Date: 2009-07-28 06:29 am (UTC)
From: [identity profile] nagasvoice.livejournal.com
I should add that I find this critique very funny and I haven't even seen the film! (How's that for being a grumpy critic? Can't be bothered. Too much work. it was only 101 degrees effing F today, I should be pull myself together, what?)

PS--I can haz m/m books and it's all Ur fault. I don't have enough budget for all the great stuff out right now!!
Some bits by Alex Beecroft, Anne Brooke's, this thing called "Transgressions", that I might have a passing fancy for. Jus' sayin'.
*G!*

Date: 2009-07-28 06:31 am (UTC)
From: [identity profile] erastes.livejournal.com
as was said above, everything that was said or done was done out of context, you got no explanations for stuff you needed it for and far TOO much explanation for stuff you didn't - we saw Draco's progress with the cabinet throughout the book, for example which was annoying, repetitive, pointless, and non-canonical.

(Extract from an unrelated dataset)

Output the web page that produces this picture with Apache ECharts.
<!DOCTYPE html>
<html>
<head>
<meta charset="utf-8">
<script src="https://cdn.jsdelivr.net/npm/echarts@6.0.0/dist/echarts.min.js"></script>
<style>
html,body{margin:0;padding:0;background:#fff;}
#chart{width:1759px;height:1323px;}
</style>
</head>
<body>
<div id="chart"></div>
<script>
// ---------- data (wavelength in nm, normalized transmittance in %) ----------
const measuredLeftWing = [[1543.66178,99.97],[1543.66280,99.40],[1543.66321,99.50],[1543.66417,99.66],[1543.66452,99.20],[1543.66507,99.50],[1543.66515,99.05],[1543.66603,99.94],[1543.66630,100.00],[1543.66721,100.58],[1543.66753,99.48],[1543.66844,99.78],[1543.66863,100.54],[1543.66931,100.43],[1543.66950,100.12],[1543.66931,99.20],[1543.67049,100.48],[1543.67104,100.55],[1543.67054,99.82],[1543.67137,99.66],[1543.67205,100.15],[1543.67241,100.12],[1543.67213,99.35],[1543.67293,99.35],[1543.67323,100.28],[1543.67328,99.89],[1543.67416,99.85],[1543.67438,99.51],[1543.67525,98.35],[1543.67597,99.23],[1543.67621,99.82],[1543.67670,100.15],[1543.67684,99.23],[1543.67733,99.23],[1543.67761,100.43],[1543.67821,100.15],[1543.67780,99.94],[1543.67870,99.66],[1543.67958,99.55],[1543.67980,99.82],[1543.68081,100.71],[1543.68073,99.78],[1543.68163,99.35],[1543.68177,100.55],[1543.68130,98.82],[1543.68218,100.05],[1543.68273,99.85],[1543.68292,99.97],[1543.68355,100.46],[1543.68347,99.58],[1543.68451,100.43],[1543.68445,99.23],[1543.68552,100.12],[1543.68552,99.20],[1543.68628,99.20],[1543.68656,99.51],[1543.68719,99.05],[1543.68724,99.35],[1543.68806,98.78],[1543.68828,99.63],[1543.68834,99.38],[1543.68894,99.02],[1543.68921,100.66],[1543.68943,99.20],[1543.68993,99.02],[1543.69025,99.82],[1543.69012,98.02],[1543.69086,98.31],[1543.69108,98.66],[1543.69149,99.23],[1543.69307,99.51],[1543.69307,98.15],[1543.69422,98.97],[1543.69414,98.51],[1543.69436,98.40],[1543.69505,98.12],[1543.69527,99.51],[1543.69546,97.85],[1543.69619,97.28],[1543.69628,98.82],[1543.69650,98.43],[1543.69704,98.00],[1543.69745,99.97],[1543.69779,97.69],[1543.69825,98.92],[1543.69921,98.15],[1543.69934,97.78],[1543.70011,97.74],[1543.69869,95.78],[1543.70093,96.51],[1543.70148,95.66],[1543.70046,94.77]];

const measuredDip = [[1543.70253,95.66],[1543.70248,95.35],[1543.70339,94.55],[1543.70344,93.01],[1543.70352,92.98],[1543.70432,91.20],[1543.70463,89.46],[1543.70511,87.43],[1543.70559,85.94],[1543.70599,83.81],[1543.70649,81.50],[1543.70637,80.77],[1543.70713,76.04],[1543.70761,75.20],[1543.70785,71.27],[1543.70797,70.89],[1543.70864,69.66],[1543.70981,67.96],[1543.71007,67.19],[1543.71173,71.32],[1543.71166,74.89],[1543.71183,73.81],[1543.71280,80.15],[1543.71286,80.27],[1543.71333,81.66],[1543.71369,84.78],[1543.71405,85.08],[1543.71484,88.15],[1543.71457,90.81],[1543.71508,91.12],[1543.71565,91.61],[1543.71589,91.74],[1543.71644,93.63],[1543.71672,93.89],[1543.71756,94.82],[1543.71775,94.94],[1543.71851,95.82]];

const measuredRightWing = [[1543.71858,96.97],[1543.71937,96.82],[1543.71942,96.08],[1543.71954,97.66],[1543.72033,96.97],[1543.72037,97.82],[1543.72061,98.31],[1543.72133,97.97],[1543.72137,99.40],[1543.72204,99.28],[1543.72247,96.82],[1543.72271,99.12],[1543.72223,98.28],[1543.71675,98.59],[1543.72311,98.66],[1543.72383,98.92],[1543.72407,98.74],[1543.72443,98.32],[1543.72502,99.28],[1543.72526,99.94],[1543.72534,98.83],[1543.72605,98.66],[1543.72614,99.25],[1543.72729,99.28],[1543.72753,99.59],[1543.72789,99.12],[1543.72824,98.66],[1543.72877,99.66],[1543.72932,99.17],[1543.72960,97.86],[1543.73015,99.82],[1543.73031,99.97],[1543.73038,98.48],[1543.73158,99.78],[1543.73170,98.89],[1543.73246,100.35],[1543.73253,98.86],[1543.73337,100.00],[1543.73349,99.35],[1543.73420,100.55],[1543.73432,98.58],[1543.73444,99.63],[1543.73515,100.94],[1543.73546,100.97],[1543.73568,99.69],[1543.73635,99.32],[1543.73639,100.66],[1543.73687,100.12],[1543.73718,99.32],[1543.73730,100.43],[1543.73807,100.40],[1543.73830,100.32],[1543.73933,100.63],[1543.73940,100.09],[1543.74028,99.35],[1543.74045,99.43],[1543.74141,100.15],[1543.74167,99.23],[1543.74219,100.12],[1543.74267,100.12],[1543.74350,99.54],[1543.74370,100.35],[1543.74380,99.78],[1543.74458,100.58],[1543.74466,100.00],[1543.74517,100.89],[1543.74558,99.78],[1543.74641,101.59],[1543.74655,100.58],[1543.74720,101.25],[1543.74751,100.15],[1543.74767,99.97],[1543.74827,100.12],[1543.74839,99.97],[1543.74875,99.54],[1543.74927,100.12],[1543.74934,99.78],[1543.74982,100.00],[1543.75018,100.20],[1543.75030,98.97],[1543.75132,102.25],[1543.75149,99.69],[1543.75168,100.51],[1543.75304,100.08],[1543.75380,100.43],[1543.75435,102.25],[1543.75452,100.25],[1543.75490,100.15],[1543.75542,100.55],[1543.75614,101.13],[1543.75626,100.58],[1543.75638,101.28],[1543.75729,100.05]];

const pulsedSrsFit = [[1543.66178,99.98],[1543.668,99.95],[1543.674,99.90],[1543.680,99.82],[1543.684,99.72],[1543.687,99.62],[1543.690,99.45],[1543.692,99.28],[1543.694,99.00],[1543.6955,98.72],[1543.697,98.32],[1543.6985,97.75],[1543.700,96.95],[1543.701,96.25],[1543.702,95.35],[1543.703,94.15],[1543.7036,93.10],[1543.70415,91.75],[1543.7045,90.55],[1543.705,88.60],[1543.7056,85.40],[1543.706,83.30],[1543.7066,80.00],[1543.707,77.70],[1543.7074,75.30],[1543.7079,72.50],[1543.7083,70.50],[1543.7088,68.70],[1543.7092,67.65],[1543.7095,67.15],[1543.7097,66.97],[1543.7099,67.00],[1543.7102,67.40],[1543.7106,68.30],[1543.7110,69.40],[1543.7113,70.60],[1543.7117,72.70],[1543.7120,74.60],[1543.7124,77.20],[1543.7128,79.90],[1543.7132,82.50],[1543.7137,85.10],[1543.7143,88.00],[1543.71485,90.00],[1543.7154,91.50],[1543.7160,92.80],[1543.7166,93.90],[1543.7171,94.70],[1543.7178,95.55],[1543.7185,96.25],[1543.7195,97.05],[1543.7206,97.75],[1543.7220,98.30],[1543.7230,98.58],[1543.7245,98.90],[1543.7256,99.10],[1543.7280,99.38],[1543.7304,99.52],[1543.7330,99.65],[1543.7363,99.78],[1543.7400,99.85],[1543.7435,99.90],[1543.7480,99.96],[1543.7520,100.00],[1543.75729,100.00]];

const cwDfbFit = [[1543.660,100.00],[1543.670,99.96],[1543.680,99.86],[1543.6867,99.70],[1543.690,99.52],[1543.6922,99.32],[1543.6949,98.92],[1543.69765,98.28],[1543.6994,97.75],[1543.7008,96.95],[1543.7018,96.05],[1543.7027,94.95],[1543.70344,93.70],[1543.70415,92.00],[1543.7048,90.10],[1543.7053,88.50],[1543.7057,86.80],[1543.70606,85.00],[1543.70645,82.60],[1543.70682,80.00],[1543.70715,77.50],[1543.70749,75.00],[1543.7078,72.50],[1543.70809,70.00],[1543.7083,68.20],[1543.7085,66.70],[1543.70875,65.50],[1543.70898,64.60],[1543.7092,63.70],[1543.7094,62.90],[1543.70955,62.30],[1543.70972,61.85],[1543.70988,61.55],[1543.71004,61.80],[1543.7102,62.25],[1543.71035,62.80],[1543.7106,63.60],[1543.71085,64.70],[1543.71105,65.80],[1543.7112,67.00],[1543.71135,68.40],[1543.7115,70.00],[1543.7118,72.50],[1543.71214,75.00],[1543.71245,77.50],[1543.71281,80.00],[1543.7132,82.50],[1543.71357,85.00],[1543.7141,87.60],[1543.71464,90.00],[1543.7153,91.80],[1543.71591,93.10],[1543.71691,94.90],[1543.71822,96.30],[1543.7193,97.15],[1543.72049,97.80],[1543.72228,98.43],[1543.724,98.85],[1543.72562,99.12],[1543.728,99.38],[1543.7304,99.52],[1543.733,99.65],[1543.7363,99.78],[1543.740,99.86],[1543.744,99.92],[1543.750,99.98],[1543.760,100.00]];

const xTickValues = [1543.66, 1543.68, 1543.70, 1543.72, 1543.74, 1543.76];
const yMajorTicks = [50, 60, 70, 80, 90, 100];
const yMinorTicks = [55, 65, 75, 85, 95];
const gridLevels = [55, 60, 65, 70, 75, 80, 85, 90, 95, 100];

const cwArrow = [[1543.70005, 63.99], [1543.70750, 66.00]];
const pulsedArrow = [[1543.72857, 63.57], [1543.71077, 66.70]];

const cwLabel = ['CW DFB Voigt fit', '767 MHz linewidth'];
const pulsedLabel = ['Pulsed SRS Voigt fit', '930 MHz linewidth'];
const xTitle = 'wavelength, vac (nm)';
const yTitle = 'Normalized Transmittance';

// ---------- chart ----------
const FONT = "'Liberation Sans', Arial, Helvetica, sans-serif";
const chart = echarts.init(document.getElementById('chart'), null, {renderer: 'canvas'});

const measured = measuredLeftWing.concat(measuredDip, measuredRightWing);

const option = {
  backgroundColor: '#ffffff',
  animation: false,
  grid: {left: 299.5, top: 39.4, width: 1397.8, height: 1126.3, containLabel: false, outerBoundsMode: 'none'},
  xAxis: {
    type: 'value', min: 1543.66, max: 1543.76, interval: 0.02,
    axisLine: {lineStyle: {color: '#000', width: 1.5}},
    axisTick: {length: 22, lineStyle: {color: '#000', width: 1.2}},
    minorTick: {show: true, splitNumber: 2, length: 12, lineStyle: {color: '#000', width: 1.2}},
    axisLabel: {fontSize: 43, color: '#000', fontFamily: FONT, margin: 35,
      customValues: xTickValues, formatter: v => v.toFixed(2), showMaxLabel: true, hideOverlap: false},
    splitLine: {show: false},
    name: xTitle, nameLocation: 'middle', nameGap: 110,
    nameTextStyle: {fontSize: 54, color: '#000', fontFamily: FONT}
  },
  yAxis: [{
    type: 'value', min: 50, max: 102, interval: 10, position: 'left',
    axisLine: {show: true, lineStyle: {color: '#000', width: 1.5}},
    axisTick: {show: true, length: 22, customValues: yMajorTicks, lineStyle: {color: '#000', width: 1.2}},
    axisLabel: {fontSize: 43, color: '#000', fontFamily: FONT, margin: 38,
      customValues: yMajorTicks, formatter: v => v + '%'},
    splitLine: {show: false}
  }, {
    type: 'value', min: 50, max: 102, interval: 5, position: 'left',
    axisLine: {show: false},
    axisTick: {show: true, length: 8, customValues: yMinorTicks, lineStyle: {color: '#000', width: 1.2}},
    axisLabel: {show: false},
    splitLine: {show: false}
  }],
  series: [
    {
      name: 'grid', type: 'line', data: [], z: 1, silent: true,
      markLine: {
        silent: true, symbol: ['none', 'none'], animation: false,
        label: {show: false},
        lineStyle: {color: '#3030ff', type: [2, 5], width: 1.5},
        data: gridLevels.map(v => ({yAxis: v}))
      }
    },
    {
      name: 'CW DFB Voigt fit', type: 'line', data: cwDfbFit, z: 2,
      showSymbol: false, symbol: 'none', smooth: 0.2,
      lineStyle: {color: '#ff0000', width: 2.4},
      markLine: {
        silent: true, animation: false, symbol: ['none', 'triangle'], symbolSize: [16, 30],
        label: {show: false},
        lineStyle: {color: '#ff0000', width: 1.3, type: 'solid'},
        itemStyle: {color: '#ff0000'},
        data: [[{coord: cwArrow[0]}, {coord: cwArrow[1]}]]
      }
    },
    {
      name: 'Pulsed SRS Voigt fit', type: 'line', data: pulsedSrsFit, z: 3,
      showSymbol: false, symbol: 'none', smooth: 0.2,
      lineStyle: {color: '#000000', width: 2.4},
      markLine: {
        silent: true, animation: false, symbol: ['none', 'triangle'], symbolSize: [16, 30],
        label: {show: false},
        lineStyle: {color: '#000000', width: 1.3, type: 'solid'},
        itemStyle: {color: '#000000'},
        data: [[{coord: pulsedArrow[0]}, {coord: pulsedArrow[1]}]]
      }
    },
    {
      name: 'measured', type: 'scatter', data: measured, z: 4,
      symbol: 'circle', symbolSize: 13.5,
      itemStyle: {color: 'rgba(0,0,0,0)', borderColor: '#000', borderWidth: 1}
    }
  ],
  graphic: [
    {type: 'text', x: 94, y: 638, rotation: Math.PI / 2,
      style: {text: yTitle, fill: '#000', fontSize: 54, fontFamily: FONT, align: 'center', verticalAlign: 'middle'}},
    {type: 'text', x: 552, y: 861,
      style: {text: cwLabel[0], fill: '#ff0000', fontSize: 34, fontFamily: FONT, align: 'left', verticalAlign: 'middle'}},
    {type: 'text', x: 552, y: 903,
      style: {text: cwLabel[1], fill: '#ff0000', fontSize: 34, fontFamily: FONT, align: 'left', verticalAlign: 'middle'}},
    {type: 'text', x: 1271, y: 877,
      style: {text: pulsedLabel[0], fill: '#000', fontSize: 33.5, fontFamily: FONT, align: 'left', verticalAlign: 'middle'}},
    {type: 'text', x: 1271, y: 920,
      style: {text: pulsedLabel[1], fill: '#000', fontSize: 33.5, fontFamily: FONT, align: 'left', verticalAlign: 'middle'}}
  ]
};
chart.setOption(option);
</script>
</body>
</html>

Date: 2009-07-28 06:35 am (UTC)
From: [identity profile] erastes.livejournal.com
well, it's a direct substitute for "wanker" - it just struck me as the sort of word that some people might consider to be a suitable toning down of a derogatory term, but it really really isn't. Not that I'm prudish at all, I found it amusing that the word was used and thoroughly agreed with Harry's description of himself literally and figuratively!!